Can You Ever Forgive Me?

A lot of people talk about wanting to become a writer, but most never do. There’s no trick to becoming a writer; it just takes discipline, focus, an ability to work on one’s own, and it doesn’t hurt to have a subject one cares about. Now, to become a good (or even great) writer takes a little more. Often it requires inborn talent, but more than that, it takes a burning desire to hone one’s craft. There are a lot of deeply talented writers out there who never become great at what they do because they let any number of distractions lead them astray. Those who veer from the path often find themselves unhappy for having done so, yet unable to fully let go of their dream, and that can bring them to even stranger places. And it is in one of those strange places where we find a magnificent movie about a failed biographer’ descent into professional forgery. It is a tale of crime, punishment and a relative lack of remorse that would be disturbing if it wasn’t so darkly humorous: Can You Ever Forgive Me?

The story takes place in New York City, 1991. Lee Israel is an alcoholic writer whose own professional career is falling apart. Her most recent biography was a critical and commercial flop. She can’t hold a copy editing job because she works with a glass in hand and can’t resist unloading verbal venom on her colleagues. Her agent won’t help her from the far side of yet another professional bridge Lee burned without realizing it. Desperate for money, she sells some of her literary possessions, including a few personal letters from actress Fanny Brice that Lee acquired while researching a potential Brice biography. Lee is nonplussed by how her letters are worth, but learns that if they included a little more color from their author, they would be way more valuable. Sensing an opportunity, Lee puts her writing skills to use, expertly mimicking the voices of famous authors and playwrights to create fake personal correspondence, and then, selling them for a handsome profit. Before too long, Lee has quite a criminal enterprise going, with the help of her equally lawless accomplice, Jack Hock. But the problem with being a crook is never knowing when to stop, because if you did, you would never have started in the first place. And Lee is having far too much fun to even consider the fact that sooner or later, every crook gets caught. A lot of them ask for forgiveness. Not all of them get it. And some of them, like Lee, don’t even want it.

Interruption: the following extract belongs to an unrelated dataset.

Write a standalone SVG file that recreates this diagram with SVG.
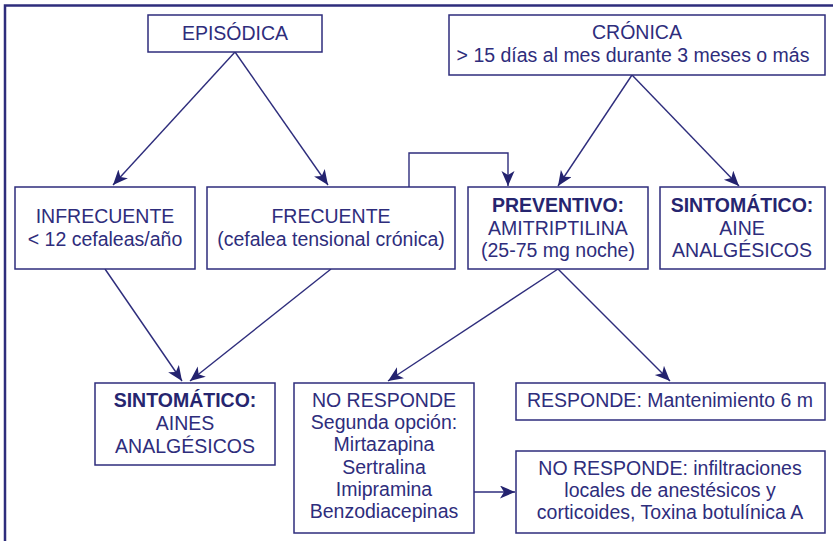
<svg xmlns="http://www.w3.org/2000/svg" width="833" height="541" viewBox="0 0 833 541">
<style>
.box{fill:#fff;stroke:#2e2d7c;stroke-width:1.5}
.t{font-family:"Liberation Sans",Arial,sans-serif;font-size:19.5px;fill:#2e2d7c;text-anchor:middle}
.b{font-weight:bold;fill:#26256f}
.c{fill:none;stroke:#2e2d7c;stroke-width:1.4}
</style>
<defs>
<marker id="ah" markerUnits="userSpaceOnUse" markerWidth="16" markerHeight="14" refX="15" refY="6.5" orient="auto">
<path d="M0,0 L15,6.5 L0,13 L4,6.5 z" fill="#24236f"/>
</marker>
</defs>
<rect x="0" y="0" width="833" height="541" fill="#fff"/>
<path d="M5,541 V5.5 H833" fill="none" stroke="#2e2d7c" stroke-width="2.5"/>
<g id="connectors">
<line class="c" x1="235" y1="52" x2="113" y2="185" marker-end="url(#ah)"/>
<line class="c" x1="235" y1="52" x2="328" y2="185" marker-end="url(#ah)"/>
<line class="c" x1="632" y1="75" x2="558" y2="186" marker-end="url(#ah)"/>
<line class="c" x1="632" y1="75" x2="739" y2="186" marker-end="url(#ah)"/>
<polyline class="c" points="409,187 409,153 508,153 508,186" marker-end="url(#ah)"/>
<line class="c" x1="105" y1="269" x2="182" y2="381" marker-end="url(#ah)"/>
<line class="c" x1="331" y1="269" x2="190" y2="381" marker-end="url(#ah)"/>
<line class="c" x1="558" y1="269" x2="388" y2="381" marker-end="url(#ah)"/>
<line class="c" x1="558" y1="269" x2="670" y2="381" marker-end="url(#ah)"/>
<line class="c" x1="474" y1="492" x2="515" y2="492" marker-end="url(#ah)"/>
</g>
<g id="episodica"><rect class="box" x="148" y="15" width="174" height="37"/><text class="t" x="235" y="40">EPISÓDICA</text></g>
<g id="cronica"><rect class="box" x="449" y="15" width="376" height="60"/><text class="t" x="637" y="39">CRÓNICA</text><text class="t" x="633" y="62">&gt; 15 días al mes durante 3 meses o más</text></g>
<g id="infrecuente"><rect class="box" x="15" y="187" width="180" height="82"/><text class="t" x="105" y="223">INFRECUENTE</text><text class="t" x="105" y="246">&lt; 12 cefaleas/año</text></g>
<g id="frecuente"><rect class="box" x="207" y="187" width="248" height="82"/><text class="t" x="331" y="223">FRECUENTE</text><text class="t" x="331" y="246">(cefalea tensional crónica)</text></g>
<g id="preventivo"><rect class="box" x="468" y="187" width="180" height="82"/><text class="t b" x="558" y="212">PREVENTIVO:</text><text class="t" x="558" y="235">AMITRIPTILINA</text><text class="t" x="558" y="257">(25-75 mg noche)</text></g>
<g id="sintomatico-cronica"><rect class="box" x="660" y="187" width="165" height="82"/><text class="t b" x="742" y="212">SINTOMÁTICO:</text><text class="t" x="742" y="235">AINE</text><text class="t" x="742" y="257">ANALGÉSICOS</text></g>
<g id="sintomatico-episodica"><rect class="box" x="95" y="383" width="180" height="82"/><text class="t b" x="185" y="407">SINTOMÁTICO:</text><text class="t" x="185" y="430">AINES</text><text class="t" x="185" y="453">ANALGÉSICOS</text></g>
<g id="no-responde-1"><rect class="box" x="294" y="383" width="180" height="150"/>
<text class="t" x="384" y="407">NO RESPONDE</text><text class="t" x="384" y="429">Segunda opción:</text><text class="t" x="384" y="451">Mirtazapina</text><text class="t" x="384" y="474">Sertralina</text><text class="t" x="384" y="496">Imipramina</text><text class="t" x="384" y="518">Benzodiacepinas</text></g>
<g id="responde"><rect class="box" x="516" y="383" width="309" height="37"/><text class="t" x="670" y="407">RESPONDE: Mantenimiento 6 m</text></g>
<g id="no-responde-2"><rect class="box" x="516" y="451" width="309" height="82"/><text class="t" x="670" y="475">NO RESPONDE: infiltraciones</text><text class="t" x="670" y="497">locales de anestésicos y</text><text class="t" x="670" y="519">corticoides, Toxina botulínica A</text></g>
</svg>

Can You Ever Forgive Me? is based on the real-life criminal escapades of Lee Israel, whose crimes prompted a federal investigation, a six-month house arrest, five years worth of probation, a couple of destroyed personal relationships and a seismic tumult within the strange niche market of rare personal letters. The movie takes its title from a line Lee uses to finish a fake letter from Dorothy Parker. The line, which is what really gives the fake letter its value, is the perfect title for the movie, since so much of it is about false gestures, fool’s gold and all kinds of deception, starting with the self.

Lee is not a particularly sympathetic protagonist. She is simply mean, even when she is not drinking. She claims to be socially phobic and may very well be, but her outright misanthropy is so near the surface that one has to wonder what really is the root cause of her lonely, unhappy, unfulfilled life. There are scenes where we see that Lee has the capacity for genuine compassion, and a need for lasting companionship, but we never get past the opening stages of those things before Lee finds a way to blow it all up. This is at the heart of her more pressing troubles, but her disdain for the rules of others makes her shifty slide from biographer to forger an easy one—especially once she realizes that she’s really good at faking out naive collectors whose enthusiasm for what she is forging is something Lee cannot understand.

There’s a great relationship story here between Lee and her partner in crime, the flamboyant, gay con man and drug addict Jack Hock. Watching Lee and Hock lock antlers when they aren’t toxically co-dependent is fun, but eventually, that blows up, too, in a way that anybody can see coming except for Lee and Jack. Everybody knows there is no honor among thieves, but perhaps more importantly, there is no dependency among thieves, and sometimes, you have to depend on your partner to look after your cat while you’re away. A crippling lack of trust is at the core of Lee’s problems, for not only does she rarely give it to others, she dares not give others any reason to place it in her. The same wellspring of self-sabotage that makes it to easy for her to justify ripping off total strangers with an act of serial dishonesty is the same that allows her to consider—if only for an instant—the possibility of a romantic relationship with one of her victims. When you’re that far around the bend, the fall is only a matter of when, not if.

The moment of truth comes at Lee’s legal reckoning, when she delivers a speech about whether or not she is actually sorry for the crimes she has committed. Her conclusion is the first honest thing she says all movie, and we sense that perhaps Lee Israel has finally discovered that when it comes to writing, truth is a far greater superpower than dishonesty. After all, just ask the guy who’s got the expensive Dorothy Parker letter in the window…and another one sent to him in the mail to chide him for being both dishonest and a sucker. The pen is indeed mightier than the sword…especially if you don’t bother to question what it writes.